The company’s master production schedule combined with current backlog and orders anticipated to be awarded by customers under new procurements is expected to enable the company to deliver approximately 3,650 EUs in fiscal 2017, an increase of 4% compared to fiscal 2016, with production rates increased for both heavy-duty transit buses and motor coaches. Production rates will vary from quarter to quarter due to product mix and award timing.

Market Demand

The companys Bid Universe metric reports active public sector competitions in Canada and the United States, and provides an overall indicator of active bid activity and expected heavy-duty transit bus and motor coach market demand. It is a point-in-time snapshot of: (i) EUs in active competitions, defined as all requests for proposals received and in process of review plus bids submitted and awaiting customer action, and (ii) management’s forecast based on public customer projection of expected EUs to be placed out for competition over the next 5 years.

At the end of Q1 2017 the number of active EUs was 8,084 EUs and total Bid Universe was 22,144 EUs, which are 23% and 4.7% respectively higher than the previous quarter.

Procurement of transit buses and motor coaches by the public sector is typically accomplished through formal multi-year contracts, while procurement by the private sector is typically accomplished through transactional sales. As a result, the company does not publish a forecast metric for private sector buses and motor coaches.

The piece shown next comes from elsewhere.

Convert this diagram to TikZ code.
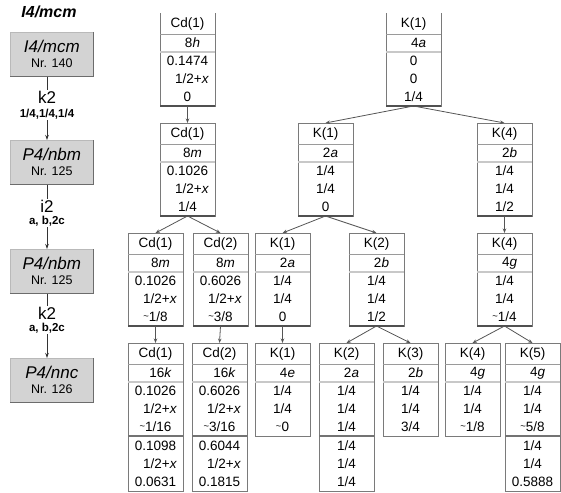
\documentclass[tikz,border=0pt]{standalone}
\usepackage{fontspec}
\setmainfont{Liberation Sans}
\usetikzlibrary{arrows.meta,calc}

\definecolor{boxgray}{HTML}{7A7A7A}
\definecolor{sepgray}{HTML}{9A9A9A}
\definecolor{seplight}{HTML}{C8C8C8}
\definecolor{darkline}{HTML}{505050}
\definecolor{arrgray}{HTML}{555555}
\definecolor{grpfill}{HTML}{D3D3D3}

\tikzset{
  sitenode/.style={draw=boxgray, line width=0.6pt, minimum width=55pt, minimum height=93pt, anchor=north west, inner sep=0pt, outer sep=0pt},
  extnode/.style={draw=boxgray, line width=0.6pt, minimum width=55pt, minimum height=55pt, anchor=north, inner sep=0pt, outer sep=0pt},
  sepA/.style={draw=sepgray, line width=0.5pt},
  sepB/.style={draw=seplight, line width=1.4pt},
  sepC/.style={draw=darkline!80, line width=1.8pt},
  botthick/.style={draw=darkline, line width=1.6pt},
  txt/.style={font=\fontsize{13.5}{13.5}\selectfont, inner sep=0pt},
  sarr/.style={draw=arrgray, line width=0.8pt, -{Stealth[length=4.5pt,width=3.5pt]}},
  grp/.style={draw=gray!55, fill=grpfill, line width=0.6pt, minimum width=83pt, minimum height=44pt, anchor=north west, inner sep=0pt},
  grptxt/.style={font=\fontsize{17}{17}\selectfont\itshape, inner sep=0pt},
  nrtxt/.style={font=\fontsize{12.5}{12.5}\selectfont, inner sep=0pt},
  steplab/.style={font=\fontsize{17}{17}\selectfont, inner sep=1pt},
  subllab/.style={font=\fontsize{11.5}{11.5}\selectfont\bfseries, inner sep=1pt},
  garr/.style={draw=black!80, line width=0.8pt},
}

\newcommand\hx{\hspace*{9pt}1/2+\textit{x}}
\newcommand\tl{\raisebox{0.3ex}{\scalebox{0.7}{\textasciitilde}}}

\newcommand\site[8]{%
  \node[sitenode] (#1) at (#2,#3) {};
  \draw[sepA] ($(#1.north west)+(0,21)$) -- ($(#1.north east)+(0,21)$);
  \draw[sepB] ($(#1.north west)+(0.3,39)$) -- ($(#1.north east)+(-0.3,39)$);
  \node[txt] at ($(#1.north)+(0,11)$) {#4};
  \node[txt] at ($(#1.north)+(5,30)$) {#5};
  \node[txt] at ($(#1.north)+(0,48)$) {#6};
  \node[txt] at ($(#1.north)+(0,66)$) {#7};
  \node[txt] at ($(#1.north)+(0,84)$) {#8};
}
\newcommand\siteext[4]{%
  \node[extnode] (#1x) at (#1.south) {};
  \draw[sepC] (#1.south west) -- (#1.south east);
  \node[txt] at ($(#1x.north)+(0,10)$) {#2};
  \node[txt] at ($(#1x.north)+(0,28)$) {#3};
  \node[txt] at ($(#1x.north)+(0,46)$) {#4};
}
\newcommand\thickbottom[1]{\draw[botthick] (#1.south west) -- (#1.south east);}
\newcommand\opentop[1]{\draw[white, line width=1.2pt] ($(#1.north west)+(0.5,0)$) -- ($(#1.north east)+(-0.5,0)$);}

\begin{document}
\begin{tikzpicture}[x=1pt,y=-1pt]
\useasboundingbox (0,0) rectangle (561,492);

% ---------- left column: group chain ----------
\node[font=\fontsize{16}{16}\selectfont\bfseries\itshape, inner sep=0pt] (title) at (49,12) {I4/mcm};

\node[grp] (g1) at (10,32) {};
\node[grp] (g2) at (10,140) {};
\node[grp] (g3) at (10,249) {};
\node[grp] (g4) at (10,358) {};
\foreach \g/\n/\r in {g1/I4\slash mcm/Nr. 140, g2/P4\slash nbm/Nr. 125, g3/P4\slash nbm/Nr. 125, g4/P4\slash nnc/Nr. 126}{
  \draw[draw=gray!85!black, line width=0.8pt] (\g.north east) -- (\g.south east) -- (\g.south west);
  \node[grptxt] at ($(\g.north)+(0,14)$) {\n};
  \node[nrtxt] at ($(\g.north)+(0,31)$) {\r};
}

\node[steplab] (s1) at (47,97) {k2};
\node[subllab] (s1b) at (47,114) {1/4,1/4,1/4};
\node[steplab] (s2) at (47,206) {i2};
\node[subllab] (s2b) at (47,221) {a, b,2c};
\node[steplab] (s3) at (47,313) {k2};
\node[subllab] (s3b) at (47,328) {a, b,2c};

\draw[garr] (g1.south -| s1.north) -- (s1.north);
\draw[garr,-{Stealth[length=5pt,width=3.5pt]}] (s1b.south) -- (g2.north -| s1b.south);
\draw[garr] (g2.south -| s2.north) -- (s2.north);
\draw[garr,-{Stealth[length=5pt,width=3.5pt]}] (s2b.south) -- (g3.north -| s2b.south);
\draw[garr] (g3.south -| s3.north) -- (s3.north);
\draw[garr,-{Stealth[length=5pt,width=3.5pt]}] (s3b.south) -- (g4.north -| s3b.south);

% ---------- row 1 ----------
\site{cda}{160}{13}{Cd(1)}{8\textit{h}}{0.1474}{\hx}{0}
\site{ka}{386}{13}{K(1)}{4\textit{a}}{0}{0}{1/4}
\opentop{cda}\opentop{ka}
\thickbottom{cda}\thickbottom{ka}

% ---------- row 2 ----------
\site{cdb}{160}{123}{Cd(1)}{8\textit{m}}{0.1026}{\hx}{1/4}
\site{kb}{298}{123}{K(1)}{2\textit{a}}{1/4}{1/4}{0}
\site{kfb}{477}{123}{K(4)}{2\textit{b}}{1/4}{1/4}{1/2}
\thickbottom{cdb}\thickbottom{kb}\thickbottom{kfb}

% ---------- row 3 ----------
\site{cdc}{128}{233}{Cd(1)}{8\textit{m}}{0.1026}{\hx}{\tl1/8}
\site{cdtc}{193}{233}{Cd(2)}{8\textit{m}}{0.6026}{\hx}{\tl3/8}
\site{kc}{255}{233}{K(1)}{2\textit{a}}{1/4}{1/4}{0}
\site{ktc}{349}{233}{K(2)}{2\textit{b}}{1/4}{1/4}{1/2}
\site{kfc}{477}{233}{K(4)}{4\textit{g}}{1/4}{1/4}{\tl1/4}
\thickbottom{cdc}\thickbottom{cdtc}\thickbottom{kc}\thickbottom{ktc}\thickbottom{kfc}

% ---------- row 4 ----------
\site{cdd}{128}{343}{Cd(1)}{16\textit{k}}{0.1026}{\hx}{\tl1/16}
\siteext{cdd}{0.1098}{\hx}{0.0631}
\site{cdtd}{192}{343}{Cd(2)}{16\textit{k}}{0.6026}{\hx}{\tl3/16}
\siteext{cdtd}{0.6044}{\hx}{0.1815}
\site{kd}{255}{343}{K(1)}{4\textit{e}}{1/4}{1/4}{\tl0}
\site{ktd}{319}{343}{K(2)}{2\textit{a}}{1/4}{1/4}{1/4}
\siteext{ktd}{1/4}{1/4}{1/4}
\site{kthd}{383}{343}{K(3)}{2\textit{b}}{1/4}{1/4}{3/4}
\site{kfd}{445}{343}{K(4)}{4\textit{g}}{1/4}{1/4}{\tl1/8}
\site{kfvd}{505}{343}{K(5)}{4\textit{g}}{1/4}{1/4}{\tl5/8}
\siteext{kfvd}{1/4}{1/4}{0.5888}

% ---------- arrows ----------
\draw[sarr] (cda.south) -- (cdb.north);
\draw[sarr] (cdb.south) -- (cdc.north);
\draw[sarr] (cdb.south) -- (cdtc.north);
\draw[sarr] (cdc.south) -- (cdd.north);
\draw[sarr] (cdtc.south) -- (cdtd.north);
\draw[sarr] (ka.south) -- (kb.north);
\draw[sarr] (ka.south) -- (kfb.north);
\draw[sarr] (kb.south) -- (kc.north);
\draw[sarr] (kb.south) -- (ktc.north);
\draw[sarr] (kc.south) -- (kd.north);
\draw[sarr] (ktc.south) -- (ktd.north);
\draw[sarr] (ktc.south) -- (kthd.north);
\draw[sarr] (kfb.south) -- (kfc.north);
\draw[sarr] (kfc.south) -- (kfd.north);
\draw[sarr] (kfc.south) -- (kfvd.north);
\end{tikzpicture}
\end{document}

Management continues to expect that transit bus and motor coach procurement activity by public transit agencies throughout the U.S. and Canada should remain robust based on an aging fleet, improved overall economic conditions, expected customer fleet replacement plans and active or anticipated procurements. Management also expects stable private sector demand for motor coaches through 2017 given healthy market dynamics including the general economy, travel trends and credit markets.

Aftermarket

Total shipments by the company’s aftermarket business for Q1 2017 increased by 10.6% compared to the previous quarter, however decreased by 8.5% compared to Q1 2016. New gross orders received in Q1 2017 increased by 4.2% compared to the previous quarter, while decreasing by 14% compared to Q1 2016. The year-over-year decrease in quarters is primarily related to the 14-week period in Q1 2016 versus the 13-week period in Q1 2017 and normal order fluctuations.